Is there a one liner with streams and collectors in JDK8 for it?
Old fashion way is like this:
Collection<String> col = apiCall();
Map<String, Integer> map = new HashMap<>();
int pos = 0;
for (String s : collection) {
map.put(s, pos++);
}

It you don't need a parallel stream you can use the length of the map as an index counter:
collection.stream().forEach(i -> map.put(i, map.size() + 1));

Here's an approach:
List<String> list = Arrays.asList("a", "b", "c");
Map<String, Integer> map =
IntStream.range(0, list.size())
.boxed()
.collect(toMap(i -> list.get(i), i -> i));
Not necessarily a one-liner or shorter than the straightforward loop, but it does work using a parallel stream if you change toMap to toConcurrentMap.
Also note, this assumes that you have a random-access list, not a general Collection.

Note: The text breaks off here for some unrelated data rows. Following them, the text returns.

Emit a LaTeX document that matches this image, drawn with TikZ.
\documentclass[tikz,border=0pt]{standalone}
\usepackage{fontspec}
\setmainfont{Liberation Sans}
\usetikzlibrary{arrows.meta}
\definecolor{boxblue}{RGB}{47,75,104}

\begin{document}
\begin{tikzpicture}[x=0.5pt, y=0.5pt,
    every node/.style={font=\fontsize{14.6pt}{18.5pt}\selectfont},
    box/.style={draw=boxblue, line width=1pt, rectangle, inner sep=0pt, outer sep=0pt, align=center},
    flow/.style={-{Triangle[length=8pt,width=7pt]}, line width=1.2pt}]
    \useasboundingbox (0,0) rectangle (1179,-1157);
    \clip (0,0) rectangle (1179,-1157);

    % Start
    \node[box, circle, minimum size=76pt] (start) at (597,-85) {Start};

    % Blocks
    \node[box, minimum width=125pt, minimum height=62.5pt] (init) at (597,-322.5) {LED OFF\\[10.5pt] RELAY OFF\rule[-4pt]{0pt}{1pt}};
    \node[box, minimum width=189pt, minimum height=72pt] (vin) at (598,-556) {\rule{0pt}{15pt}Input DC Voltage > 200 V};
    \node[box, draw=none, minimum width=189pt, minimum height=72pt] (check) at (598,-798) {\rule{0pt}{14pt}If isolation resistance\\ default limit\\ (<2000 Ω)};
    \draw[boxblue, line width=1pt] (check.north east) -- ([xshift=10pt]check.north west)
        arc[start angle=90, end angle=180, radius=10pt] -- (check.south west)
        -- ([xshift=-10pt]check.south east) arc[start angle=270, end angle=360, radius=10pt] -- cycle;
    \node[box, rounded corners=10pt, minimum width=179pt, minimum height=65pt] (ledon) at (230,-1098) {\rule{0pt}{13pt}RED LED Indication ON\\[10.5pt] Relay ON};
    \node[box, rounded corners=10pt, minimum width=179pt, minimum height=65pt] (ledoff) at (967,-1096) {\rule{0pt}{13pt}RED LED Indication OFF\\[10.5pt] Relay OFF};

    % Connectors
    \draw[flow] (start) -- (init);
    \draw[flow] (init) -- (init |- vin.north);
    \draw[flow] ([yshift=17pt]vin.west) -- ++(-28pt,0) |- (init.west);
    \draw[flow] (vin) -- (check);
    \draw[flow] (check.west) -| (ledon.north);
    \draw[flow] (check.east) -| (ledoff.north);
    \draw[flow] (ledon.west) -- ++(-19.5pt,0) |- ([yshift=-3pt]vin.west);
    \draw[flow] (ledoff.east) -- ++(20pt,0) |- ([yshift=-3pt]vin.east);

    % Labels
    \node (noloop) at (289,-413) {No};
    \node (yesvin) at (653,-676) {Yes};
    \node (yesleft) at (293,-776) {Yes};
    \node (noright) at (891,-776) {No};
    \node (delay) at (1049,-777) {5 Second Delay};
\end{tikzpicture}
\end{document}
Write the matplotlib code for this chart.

If you have a Collection that you otherwise can make no assumptions about, there's not much you can do other than to iterate over it sequentially and increment a counter.
UPDATE
The OP has clarified that the input is a Collection and not a List so the above doesn't apply. It seems that we can assume very little about the input Collection. The OP has specified iteration order. With a sequential iterator, the elements will come out in some order although no guarantees can be made about it. It might change from run to run, or even from one iteration to the next (though this would be unusual in practice -- unless the underlying collection is modified).
If the exact iteration order needs to be preserved, I don't believe there's a way to preserve it into the result Map without iterating the input Collection sequentially.
If, however, the exact iteration order isn't important, and the requirement is that the output Map have unique values for each input element, then it would be possible to do something like this in parallel:
Collection<String> col = apiCall();
Iterator<String> iter = col.iterator();
Map<String, Integer> map =
IntStream.range(0, col.size())
.parallel()
.boxed()
.collect(toConcurrentMap(i -> { synchronized (iter) { return iter.next(); }},
i -> i));
This is now far from a one-liner. It's also not clear to me how useful it is. :-) But it does demonstrate that it's possible to do something like this in parallel. Note that we've had to synchronize access to the input collection's iterator since it will be called from multiple threads. Also note that this is an unusual use of the iterator, since we never call hasNext and we assume that it is safe to call next exactly the number of times returned by the input collection's size().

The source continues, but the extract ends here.